While I can understand wanting an explanation, that also has a cost, instead trusting someone to come up with something, gives that person room to breath, to actually come up with something, instead of being distracted with justifying their work, while they are working on it. (Which might lead to burnout if there is too much of the latter)

I have only read a handful of Zig issues, and often times I felt an overwhelming amount of details and tradeoffs looking on the presented options and problems, I simply can’t make a judgement on what feature solves problems and which ones create a lot of new ones, I think it is easy to overestimate the importance of something that annoys you today, over something that might be created to fix that annoyance, creating other annoyances, that may persist for years and might not be discovered until it is already difficult to change.

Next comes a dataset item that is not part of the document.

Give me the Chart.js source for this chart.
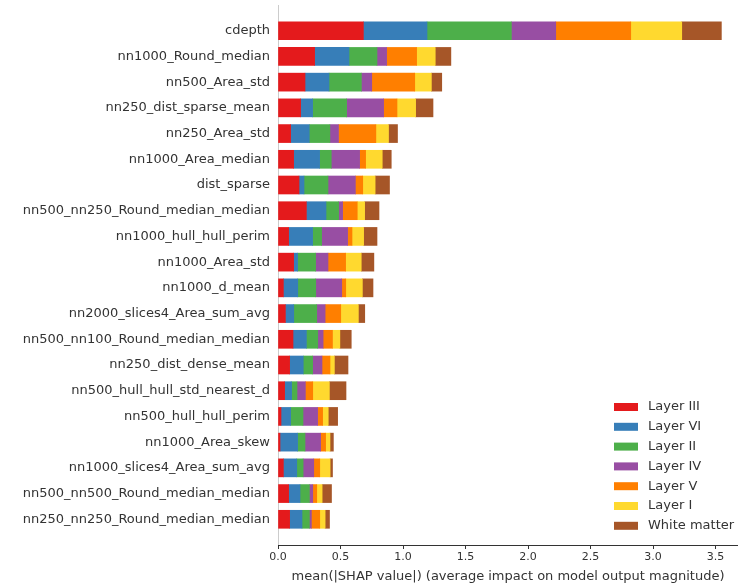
<!DOCTYPE html>
<html>
<head>
<meta charset="utf-8">
<script src="https://cdn.jsdelivr.net/npm/chart.js@4"></script>
<style>
  html, body { margin: 0; padding: 0; background: #fff; }
  #wrap { width: 738px; height: 584px; position: relative; }
</style>
</head>
<body>
<div id="wrap"><canvas id="shap"></canvas></div>
<script>
// feature names, top to bottom
const features = [
  'cdepth', 'nn1000_Round_median', 'nn500_Area_std', 'nn250_dist_sparse_mean',
  'nn250_Area_std', 'nn1000_Area_median', 'dist_sparse', 'nn500_nn250_Round_median_median',
  'nn1000_hull_hull_perim', 'nn1000_Area_std', 'nn1000_d_mean', 'nn2000_slices4_Area_sum_avg',
  'nn500_nn100_Round_median_median', 'nn250_dist_dense_mean', 'nn500_hull_hull_std_nearest_d',
  'nn500_hull_hull_perim', 'nn1000_Area_skew', 'nn1000_slices4_Area_sum_avg',
  'nn500_nn500_Round_median_median', 'nn250_nn250_Round_median_median'
];

const layerIII    = [0.683, 0.293, 0.216, 0.181, 0.101, 0.125, 0.168, 0.227, 0.085, 0.125, 0.043, 0.059, 0.120, 0.093, 0.053, 0.024, 0.016, 0.043, 0.085, 0.093];
const layerVI     = [0.509, 0.275, 0.192, 0.096, 0.149, 0.208, 0.040, 0.157, 0.192, 0.032, 0.115, 0.067, 0.107, 0.109, 0.056, 0.077, 0.141, 0.107, 0.091, 0.099];
const layerII     = [0.675, 0.224, 0.259, 0.272, 0.165, 0.093, 0.192, 0.101, 0.072, 0.144, 0.144, 0.184, 0.091, 0.075, 0.043, 0.099, 0.059, 0.051, 0.075, 0.059];
const layerIV     = [0.355, 0.077, 0.083, 0.296, 0.069, 0.227, 0.219, 0.032, 0.208, 0.099, 0.208, 0.067, 0.043, 0.075, 0.067, 0.117, 0.125, 0.085, 0.027, 0.016];
const layerV      = [0.600, 0.240, 0.344, 0.107, 0.299, 0.048, 0.059, 0.117, 0.035, 0.141, 0.032, 0.125, 0.075, 0.064, 0.059, 0.040, 0.040, 0.048, 0.032, 0.067];
const layerI      = [0.408, 0.149, 0.133, 0.149, 0.101, 0.133, 0.099, 0.059, 0.093, 0.125, 0.133, 0.141, 0.059, 0.035, 0.133, 0.045, 0.035, 0.083, 0.043, 0.043];
const whiteMatter = [0.317, 0.125, 0.083, 0.139, 0.072, 0.072, 0.115, 0.115, 0.107, 0.101, 0.085, 0.051, 0.091, 0.109, 0.133, 0.075, 0.027, 0.019, 0.075, 0.035];

const xTicks = [0, 0.5, 1.0, 1.5, 2.0, 2.5, 3.0, 3.5];

const FONT = "'DejaVu Sans', sans-serif";
const TEXT = '#333333';

// empty slots at both ends give the same margin as ylim(-1, N)
const labels = [''].concat(features, ['']);
const pad = arr => [null].concat(arr, [null]);

const series = [
  { label: 'Layer III', data: layerIII, color: '#e41a1c' },
  { label: 'Layer VI', data: layerVI, color: '#377eb8' },
  { label: 'Layer II', data: layerII, color: '#4daf4a' },
  { label: 'Layer IV', data: layerIV, color: '#984ea3' },
  { label: 'Layer V', data: layerV, color: '#ff7f00' },
  { label: 'Layer I', data: layerI, color: '#ffd92f' },
  { label: 'White matter', data: whiteMatter, color: '#a65628' }
];

// legend in the lower right corner of the plot
const cornerLegend = {
  id: 'cornerLegend',
  afterDraw(chart) {
    const ctx = chart.ctx;
    const area = chart.chartArea;
    const x0 = area.right - 124;
    const y0 = area.bottom - 138;
    ctx.save();
    ctx.font = '13px ' + FONT;
    ctx.textBaseline = 'middle';
    ctx.textAlign = 'left';
    chart.data.datasets.forEach((ds, i) => {
      const y = y0 + i * 19.8;
      ctx.fillStyle = ds.backgroundColor;
      ctx.fillRect(x0, y - 4, 24, 8);
      ctx.fillStyle = TEXT;
      ctx.fillText(ds.label, x0 + 34, y);
    });
    ctx.restore();
  }
};

new Chart(document.getElementById('shap'), {
  type: 'bar',
  data: {
    labels: labels,
    datasets: series.map(s => ({
      label: s.label,
      data: pad(s.data),
      backgroundColor: s.color,
      borderWidth: 0,
      barThickness: 18
    }))
  },
  options: {
    indexAxis: 'y',
    responsive: true,
    maintainAspectRatio: false,
    animation: false,
    layout: { padding: { top: 5, right: 0, left: 0, bottom: 0 } },
    plugins: {
      legend: { display: false },
      tooltip: { enabled: false }
    },
    scales: {
      x: {
        stacked: true,
        min: 0,
        max: 3.68,
        afterBuildTicks: scale => { scale.ticks = xTicks.map(v => ({ value: v })); },
        afterFit: scale => { scale.height = 39; },
        ticks: {
          color: TEXT,
          font: { family: FONT, size: 11 },
          padding: 2,
          callback: v => Number(v).toFixed(1)
        },
        grid: { drawOnChartArea: false, drawTicks: true, tickLength: 4, color: '#333333' },
        border: { display: true, color: '#333333', width: 1 },
        title: {
          display: true,
          text: 'mean(|SHAP value|) (average impact on model output magnitude)',
          color: TEXT,
          font: { family: FONT, size: 13 },
          padding: { top: 0, bottom: 0 }
        }
      },
      y: {
        stacked: true,
        offset: false,
        afterFit: scale => {
          scale.width = 278;
          scale.paddingTop = 0;
          scale.paddingBottom = 0;
        },
        ticks: {
          color: TEXT,
          font: { family: FONT, size: 13 },
          padding: 8,
          autoSkip: false
        },
        grid: { display: false, drawTicks: false },
        border: { display: true, color: 'rgba(0,0,0,0.2)', width: 1 }
      }
    }
  },
  plugins: [cornerLegend]
});
</script>
</body>
</html>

Going slowly, not making the language too cute (making the language superficially more easy to use, by creating other more hidden complexities), taking time to get to 1.0 are good things. Whether we like it or not 1.0 will be perceived by a lot of people as an important milestone, so taking your time to get there, is in my opinion better than getting there fast, which generates artificial hype.

Personally I think Zig staying a small not overly complex language with clear design decisions is more important, then every detail about what those decisions are individually, or whether we like them, I think what is more important is building that foundation.

That foundation can then be used to explore all kinds of different projects, different syntaxes, semantics, subsets, supersets, ABIs, dialects, DSLs, editors, tooling, etc.

Allowing people to explore different ideas while still being able to build bridges between these different projects with reasonable effort and good tooling.